-- BEGIN --
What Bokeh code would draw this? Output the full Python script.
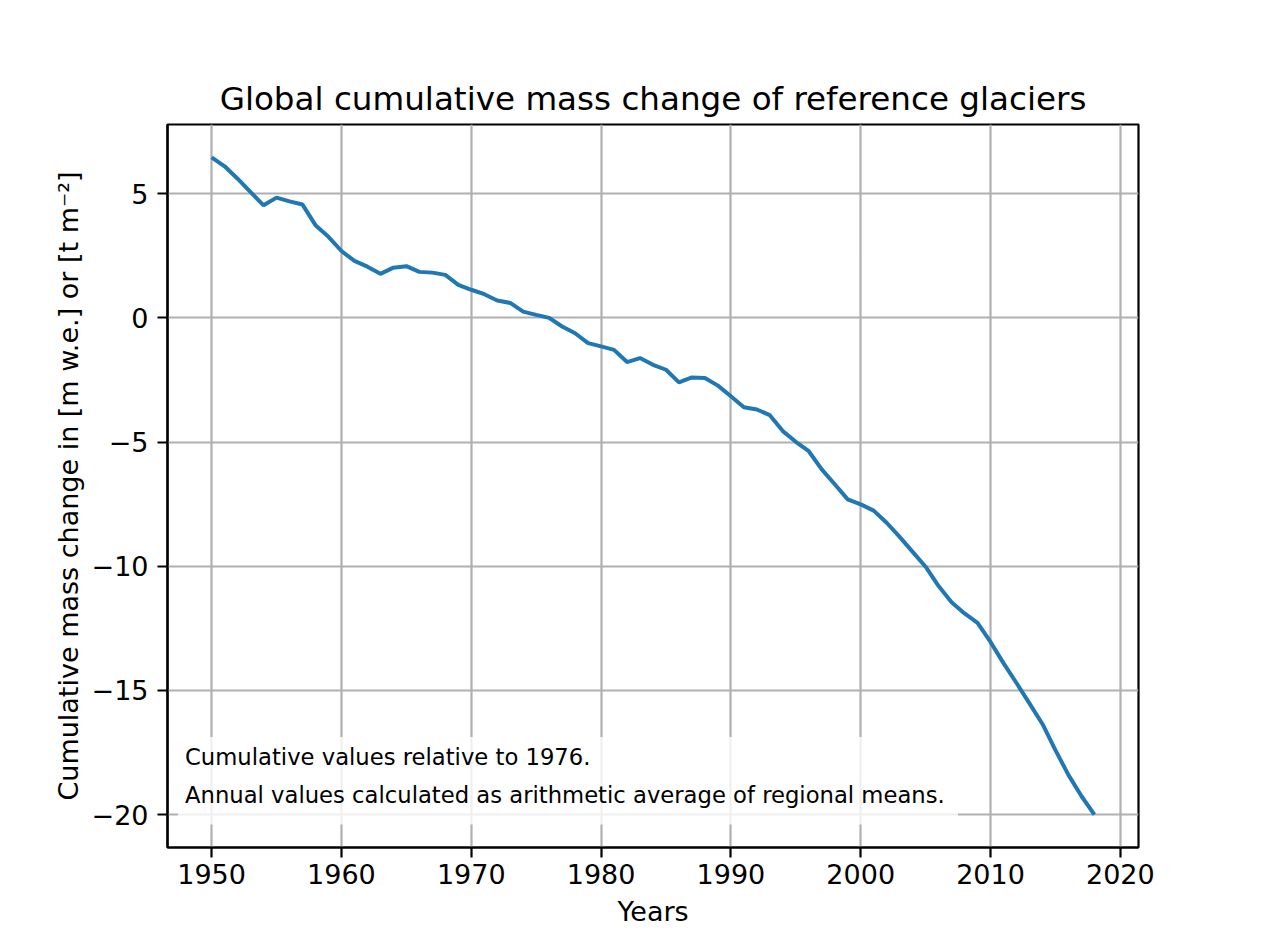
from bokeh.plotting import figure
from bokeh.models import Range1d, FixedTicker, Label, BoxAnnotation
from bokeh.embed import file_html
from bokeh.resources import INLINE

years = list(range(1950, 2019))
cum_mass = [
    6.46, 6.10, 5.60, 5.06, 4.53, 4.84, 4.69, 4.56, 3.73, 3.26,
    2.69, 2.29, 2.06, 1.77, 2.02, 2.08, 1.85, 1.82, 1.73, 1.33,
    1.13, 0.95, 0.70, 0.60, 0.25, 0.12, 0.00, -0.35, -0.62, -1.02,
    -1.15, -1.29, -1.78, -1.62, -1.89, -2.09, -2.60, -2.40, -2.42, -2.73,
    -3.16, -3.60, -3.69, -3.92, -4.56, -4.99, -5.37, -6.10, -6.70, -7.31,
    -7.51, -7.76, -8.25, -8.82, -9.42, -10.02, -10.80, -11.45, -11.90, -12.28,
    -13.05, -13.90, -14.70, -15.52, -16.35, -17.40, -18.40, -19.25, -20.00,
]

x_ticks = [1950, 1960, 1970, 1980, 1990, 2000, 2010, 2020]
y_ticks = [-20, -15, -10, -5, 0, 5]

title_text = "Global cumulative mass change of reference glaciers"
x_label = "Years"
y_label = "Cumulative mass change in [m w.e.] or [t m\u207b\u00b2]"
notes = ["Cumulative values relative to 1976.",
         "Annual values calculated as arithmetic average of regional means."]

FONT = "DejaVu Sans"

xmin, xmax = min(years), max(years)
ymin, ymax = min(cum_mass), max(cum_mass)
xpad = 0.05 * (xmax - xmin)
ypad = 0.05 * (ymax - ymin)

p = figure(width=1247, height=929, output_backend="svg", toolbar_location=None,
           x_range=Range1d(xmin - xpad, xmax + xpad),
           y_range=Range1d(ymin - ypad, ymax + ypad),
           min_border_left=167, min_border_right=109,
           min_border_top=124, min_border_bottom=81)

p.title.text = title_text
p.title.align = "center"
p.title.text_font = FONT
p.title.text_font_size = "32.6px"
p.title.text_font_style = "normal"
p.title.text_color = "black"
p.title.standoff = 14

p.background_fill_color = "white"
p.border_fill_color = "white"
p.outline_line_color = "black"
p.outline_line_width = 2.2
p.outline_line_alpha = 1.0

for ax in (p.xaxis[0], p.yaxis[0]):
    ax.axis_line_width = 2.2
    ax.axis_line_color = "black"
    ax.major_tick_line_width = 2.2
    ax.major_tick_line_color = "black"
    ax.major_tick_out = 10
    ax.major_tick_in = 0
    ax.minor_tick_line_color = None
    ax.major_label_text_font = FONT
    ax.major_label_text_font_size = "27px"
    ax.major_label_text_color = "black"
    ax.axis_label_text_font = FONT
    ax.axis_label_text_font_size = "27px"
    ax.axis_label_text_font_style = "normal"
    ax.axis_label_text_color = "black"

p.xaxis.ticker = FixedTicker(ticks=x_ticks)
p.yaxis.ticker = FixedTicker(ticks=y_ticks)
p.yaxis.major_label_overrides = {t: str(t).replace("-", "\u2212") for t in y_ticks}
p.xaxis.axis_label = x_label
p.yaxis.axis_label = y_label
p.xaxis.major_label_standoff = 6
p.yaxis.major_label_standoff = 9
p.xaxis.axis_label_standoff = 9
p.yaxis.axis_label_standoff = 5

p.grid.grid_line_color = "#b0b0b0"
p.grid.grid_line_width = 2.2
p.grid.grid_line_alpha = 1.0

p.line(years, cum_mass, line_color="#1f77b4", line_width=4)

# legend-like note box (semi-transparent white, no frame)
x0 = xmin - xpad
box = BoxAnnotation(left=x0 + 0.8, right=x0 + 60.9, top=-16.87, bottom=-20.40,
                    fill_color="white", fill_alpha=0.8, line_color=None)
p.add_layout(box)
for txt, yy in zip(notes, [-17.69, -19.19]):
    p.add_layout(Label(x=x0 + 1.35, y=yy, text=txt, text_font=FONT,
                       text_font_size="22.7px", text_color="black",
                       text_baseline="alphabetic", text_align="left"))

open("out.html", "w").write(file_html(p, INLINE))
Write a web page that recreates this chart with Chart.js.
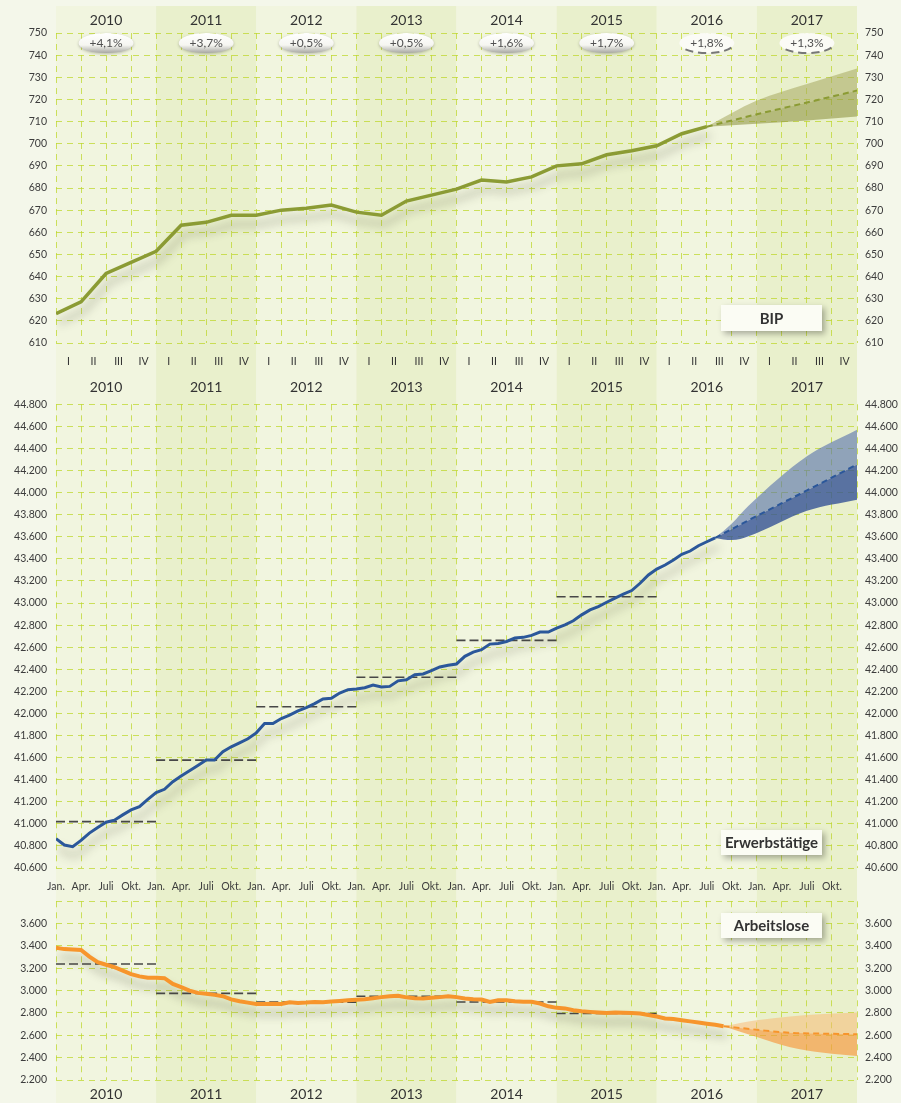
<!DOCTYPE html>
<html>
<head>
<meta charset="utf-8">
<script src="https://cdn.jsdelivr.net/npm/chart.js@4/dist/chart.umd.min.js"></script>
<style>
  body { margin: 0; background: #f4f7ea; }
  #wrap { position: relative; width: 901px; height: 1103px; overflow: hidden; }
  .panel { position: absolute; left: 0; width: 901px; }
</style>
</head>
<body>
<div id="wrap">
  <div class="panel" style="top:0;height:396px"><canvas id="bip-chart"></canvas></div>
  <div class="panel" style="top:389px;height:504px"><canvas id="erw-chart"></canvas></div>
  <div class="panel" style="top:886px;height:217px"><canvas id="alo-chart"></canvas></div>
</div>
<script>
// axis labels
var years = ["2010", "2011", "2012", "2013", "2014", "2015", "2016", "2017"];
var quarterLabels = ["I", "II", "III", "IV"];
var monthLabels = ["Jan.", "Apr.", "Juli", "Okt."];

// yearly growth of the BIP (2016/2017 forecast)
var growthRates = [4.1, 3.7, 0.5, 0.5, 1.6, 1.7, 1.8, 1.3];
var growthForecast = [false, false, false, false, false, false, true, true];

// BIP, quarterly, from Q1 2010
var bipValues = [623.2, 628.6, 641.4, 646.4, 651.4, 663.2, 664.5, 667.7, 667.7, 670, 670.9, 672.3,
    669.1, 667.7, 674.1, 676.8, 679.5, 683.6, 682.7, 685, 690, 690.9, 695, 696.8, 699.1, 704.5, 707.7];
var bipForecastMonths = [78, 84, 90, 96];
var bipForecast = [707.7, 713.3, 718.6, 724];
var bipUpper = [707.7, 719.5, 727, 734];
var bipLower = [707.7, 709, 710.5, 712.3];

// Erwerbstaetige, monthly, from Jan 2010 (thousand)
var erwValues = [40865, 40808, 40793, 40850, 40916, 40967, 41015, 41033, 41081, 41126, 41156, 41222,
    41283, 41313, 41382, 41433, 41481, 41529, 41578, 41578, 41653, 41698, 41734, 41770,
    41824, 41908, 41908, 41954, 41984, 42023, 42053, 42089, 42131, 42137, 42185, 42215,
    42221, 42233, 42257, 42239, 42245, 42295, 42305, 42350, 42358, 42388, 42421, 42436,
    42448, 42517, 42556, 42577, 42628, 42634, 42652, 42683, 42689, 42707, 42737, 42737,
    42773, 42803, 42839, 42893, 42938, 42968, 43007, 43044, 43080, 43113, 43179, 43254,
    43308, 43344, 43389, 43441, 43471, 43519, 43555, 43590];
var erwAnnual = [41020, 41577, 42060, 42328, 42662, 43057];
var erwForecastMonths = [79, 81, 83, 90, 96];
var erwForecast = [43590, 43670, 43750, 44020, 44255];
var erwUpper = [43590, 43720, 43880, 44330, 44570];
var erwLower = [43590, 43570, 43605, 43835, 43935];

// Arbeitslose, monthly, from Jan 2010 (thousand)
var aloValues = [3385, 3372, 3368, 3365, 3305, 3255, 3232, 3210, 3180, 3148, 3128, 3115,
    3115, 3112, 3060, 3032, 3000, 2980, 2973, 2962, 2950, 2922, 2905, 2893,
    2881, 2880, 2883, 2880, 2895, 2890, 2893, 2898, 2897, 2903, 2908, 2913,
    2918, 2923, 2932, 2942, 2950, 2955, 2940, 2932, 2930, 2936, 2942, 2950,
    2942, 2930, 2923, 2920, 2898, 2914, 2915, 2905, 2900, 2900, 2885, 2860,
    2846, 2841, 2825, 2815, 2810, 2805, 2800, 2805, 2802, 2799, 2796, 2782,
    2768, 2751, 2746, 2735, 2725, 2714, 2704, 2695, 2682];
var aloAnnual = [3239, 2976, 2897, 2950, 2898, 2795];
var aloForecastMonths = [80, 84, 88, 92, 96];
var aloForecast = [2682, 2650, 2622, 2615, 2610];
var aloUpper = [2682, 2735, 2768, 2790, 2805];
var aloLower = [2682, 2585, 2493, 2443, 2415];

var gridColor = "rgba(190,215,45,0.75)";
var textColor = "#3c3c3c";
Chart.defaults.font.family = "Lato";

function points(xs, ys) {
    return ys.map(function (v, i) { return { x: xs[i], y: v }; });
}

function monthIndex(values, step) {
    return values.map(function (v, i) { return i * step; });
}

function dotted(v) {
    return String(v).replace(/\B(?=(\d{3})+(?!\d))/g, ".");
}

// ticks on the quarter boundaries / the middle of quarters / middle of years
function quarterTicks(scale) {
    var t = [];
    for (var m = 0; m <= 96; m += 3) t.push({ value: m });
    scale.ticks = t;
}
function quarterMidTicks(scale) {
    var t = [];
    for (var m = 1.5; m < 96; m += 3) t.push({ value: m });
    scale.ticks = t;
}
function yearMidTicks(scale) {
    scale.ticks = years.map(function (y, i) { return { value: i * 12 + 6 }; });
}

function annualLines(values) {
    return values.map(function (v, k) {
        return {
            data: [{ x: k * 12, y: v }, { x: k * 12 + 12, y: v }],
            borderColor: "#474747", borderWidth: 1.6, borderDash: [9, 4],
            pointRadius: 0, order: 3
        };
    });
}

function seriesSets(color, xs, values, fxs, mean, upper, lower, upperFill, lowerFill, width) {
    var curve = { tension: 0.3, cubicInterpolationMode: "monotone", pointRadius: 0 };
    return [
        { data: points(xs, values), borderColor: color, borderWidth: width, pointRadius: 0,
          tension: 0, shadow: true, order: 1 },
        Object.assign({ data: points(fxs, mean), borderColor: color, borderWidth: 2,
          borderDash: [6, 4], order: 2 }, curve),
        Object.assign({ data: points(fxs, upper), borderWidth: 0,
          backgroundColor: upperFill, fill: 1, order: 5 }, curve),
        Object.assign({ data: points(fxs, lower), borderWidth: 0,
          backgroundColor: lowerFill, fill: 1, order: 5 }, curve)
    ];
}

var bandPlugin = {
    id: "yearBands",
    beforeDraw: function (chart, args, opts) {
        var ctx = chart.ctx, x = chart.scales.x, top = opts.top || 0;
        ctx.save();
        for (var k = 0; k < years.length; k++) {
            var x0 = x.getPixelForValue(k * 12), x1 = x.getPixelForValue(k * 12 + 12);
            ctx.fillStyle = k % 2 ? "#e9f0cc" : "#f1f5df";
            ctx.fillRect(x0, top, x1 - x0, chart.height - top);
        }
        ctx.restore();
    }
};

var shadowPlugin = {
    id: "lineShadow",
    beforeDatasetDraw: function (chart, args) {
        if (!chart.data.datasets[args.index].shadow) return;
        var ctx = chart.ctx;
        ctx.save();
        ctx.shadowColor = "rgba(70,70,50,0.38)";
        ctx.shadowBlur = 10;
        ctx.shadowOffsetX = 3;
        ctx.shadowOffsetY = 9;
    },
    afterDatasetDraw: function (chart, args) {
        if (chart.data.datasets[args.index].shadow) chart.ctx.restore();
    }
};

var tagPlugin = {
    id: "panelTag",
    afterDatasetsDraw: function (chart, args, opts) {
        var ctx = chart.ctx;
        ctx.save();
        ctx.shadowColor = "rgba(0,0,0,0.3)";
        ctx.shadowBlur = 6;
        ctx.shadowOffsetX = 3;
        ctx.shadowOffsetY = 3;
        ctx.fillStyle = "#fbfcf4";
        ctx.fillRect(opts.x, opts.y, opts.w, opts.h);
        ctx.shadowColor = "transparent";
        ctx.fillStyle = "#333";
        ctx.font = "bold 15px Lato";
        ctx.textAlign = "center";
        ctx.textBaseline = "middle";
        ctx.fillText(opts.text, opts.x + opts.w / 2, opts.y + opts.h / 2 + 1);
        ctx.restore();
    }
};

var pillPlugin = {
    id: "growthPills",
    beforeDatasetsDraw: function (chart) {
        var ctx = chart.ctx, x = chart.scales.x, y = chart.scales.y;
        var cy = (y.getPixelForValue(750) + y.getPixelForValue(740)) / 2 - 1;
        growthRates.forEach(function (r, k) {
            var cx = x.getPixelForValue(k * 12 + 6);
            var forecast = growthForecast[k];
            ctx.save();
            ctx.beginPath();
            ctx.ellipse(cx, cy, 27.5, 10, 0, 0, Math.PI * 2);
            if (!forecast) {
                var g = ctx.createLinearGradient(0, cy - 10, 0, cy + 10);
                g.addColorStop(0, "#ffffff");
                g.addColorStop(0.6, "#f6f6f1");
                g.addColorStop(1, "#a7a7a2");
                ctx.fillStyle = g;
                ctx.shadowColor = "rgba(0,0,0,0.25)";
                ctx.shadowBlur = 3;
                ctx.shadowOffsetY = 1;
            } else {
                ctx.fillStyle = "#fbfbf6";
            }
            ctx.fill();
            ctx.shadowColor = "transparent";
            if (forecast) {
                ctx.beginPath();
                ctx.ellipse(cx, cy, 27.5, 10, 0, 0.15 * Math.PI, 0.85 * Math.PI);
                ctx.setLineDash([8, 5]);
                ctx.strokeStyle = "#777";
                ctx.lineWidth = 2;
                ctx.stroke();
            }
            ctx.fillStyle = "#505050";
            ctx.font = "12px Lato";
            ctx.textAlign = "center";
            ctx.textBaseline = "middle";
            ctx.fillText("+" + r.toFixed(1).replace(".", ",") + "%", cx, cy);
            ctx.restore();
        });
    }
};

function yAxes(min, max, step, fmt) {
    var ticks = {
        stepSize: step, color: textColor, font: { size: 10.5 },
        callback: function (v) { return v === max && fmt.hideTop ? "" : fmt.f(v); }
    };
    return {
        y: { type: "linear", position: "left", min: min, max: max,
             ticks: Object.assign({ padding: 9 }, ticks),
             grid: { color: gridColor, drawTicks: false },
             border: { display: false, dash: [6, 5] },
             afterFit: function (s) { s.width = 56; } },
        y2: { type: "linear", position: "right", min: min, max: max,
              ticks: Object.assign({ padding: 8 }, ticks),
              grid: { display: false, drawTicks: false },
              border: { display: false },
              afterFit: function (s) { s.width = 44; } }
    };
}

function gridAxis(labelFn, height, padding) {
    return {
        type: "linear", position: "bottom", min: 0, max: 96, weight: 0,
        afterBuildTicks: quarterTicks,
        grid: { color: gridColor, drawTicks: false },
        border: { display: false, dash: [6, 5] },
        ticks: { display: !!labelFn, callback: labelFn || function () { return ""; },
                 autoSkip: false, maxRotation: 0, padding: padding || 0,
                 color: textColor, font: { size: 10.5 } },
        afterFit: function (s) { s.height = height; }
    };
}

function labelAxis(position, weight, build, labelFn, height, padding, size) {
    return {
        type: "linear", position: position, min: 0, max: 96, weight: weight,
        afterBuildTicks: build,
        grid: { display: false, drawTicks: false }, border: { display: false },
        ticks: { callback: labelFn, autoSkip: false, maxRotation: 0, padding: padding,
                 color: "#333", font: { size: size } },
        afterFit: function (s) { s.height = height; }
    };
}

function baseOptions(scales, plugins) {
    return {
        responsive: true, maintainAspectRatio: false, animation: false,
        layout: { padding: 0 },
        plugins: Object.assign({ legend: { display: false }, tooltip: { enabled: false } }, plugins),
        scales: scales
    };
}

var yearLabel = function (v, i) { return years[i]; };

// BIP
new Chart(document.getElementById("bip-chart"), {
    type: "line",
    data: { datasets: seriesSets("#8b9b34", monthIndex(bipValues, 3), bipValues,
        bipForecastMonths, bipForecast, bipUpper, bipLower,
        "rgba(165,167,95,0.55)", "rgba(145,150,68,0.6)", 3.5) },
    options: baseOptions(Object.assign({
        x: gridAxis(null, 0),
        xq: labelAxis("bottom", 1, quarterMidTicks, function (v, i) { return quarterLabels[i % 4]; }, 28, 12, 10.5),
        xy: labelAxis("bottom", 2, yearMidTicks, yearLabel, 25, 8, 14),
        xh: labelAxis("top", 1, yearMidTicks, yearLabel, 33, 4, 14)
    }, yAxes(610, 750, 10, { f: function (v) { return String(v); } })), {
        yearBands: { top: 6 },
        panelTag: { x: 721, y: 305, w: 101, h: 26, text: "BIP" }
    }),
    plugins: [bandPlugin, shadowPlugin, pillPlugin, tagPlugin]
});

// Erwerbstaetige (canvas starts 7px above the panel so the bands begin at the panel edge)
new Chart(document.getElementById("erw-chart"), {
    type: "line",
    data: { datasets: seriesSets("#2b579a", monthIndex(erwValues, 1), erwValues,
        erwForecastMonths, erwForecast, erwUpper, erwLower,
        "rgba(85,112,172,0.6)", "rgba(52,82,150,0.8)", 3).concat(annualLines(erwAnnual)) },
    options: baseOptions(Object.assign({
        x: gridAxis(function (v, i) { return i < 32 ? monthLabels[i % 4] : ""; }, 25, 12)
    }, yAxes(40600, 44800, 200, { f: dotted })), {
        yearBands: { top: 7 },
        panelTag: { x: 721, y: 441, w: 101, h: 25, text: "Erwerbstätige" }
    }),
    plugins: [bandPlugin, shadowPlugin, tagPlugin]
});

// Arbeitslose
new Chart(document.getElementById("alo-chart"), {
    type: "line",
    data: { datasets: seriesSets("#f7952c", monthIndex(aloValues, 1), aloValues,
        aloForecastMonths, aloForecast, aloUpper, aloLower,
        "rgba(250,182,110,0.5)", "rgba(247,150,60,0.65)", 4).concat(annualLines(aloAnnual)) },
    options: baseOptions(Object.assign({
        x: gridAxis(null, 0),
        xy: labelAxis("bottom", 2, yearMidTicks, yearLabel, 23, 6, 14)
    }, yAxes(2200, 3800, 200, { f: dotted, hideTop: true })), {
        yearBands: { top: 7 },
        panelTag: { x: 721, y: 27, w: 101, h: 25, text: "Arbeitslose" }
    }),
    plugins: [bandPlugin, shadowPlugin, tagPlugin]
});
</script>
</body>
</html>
-- END --
Stop after the line containing "from bokeh.resources import INLINE": copy the records exactly from the first line up to there, leaving pictures out.

What Bokeh code would draw this? Output the full Python script.
from bokeh.plotting import figure
from bokeh.models import Range1d, FixedTicker, Label, BoxAnnotation
from bokeh.embed import file_html
from bokeh.resources import INLINE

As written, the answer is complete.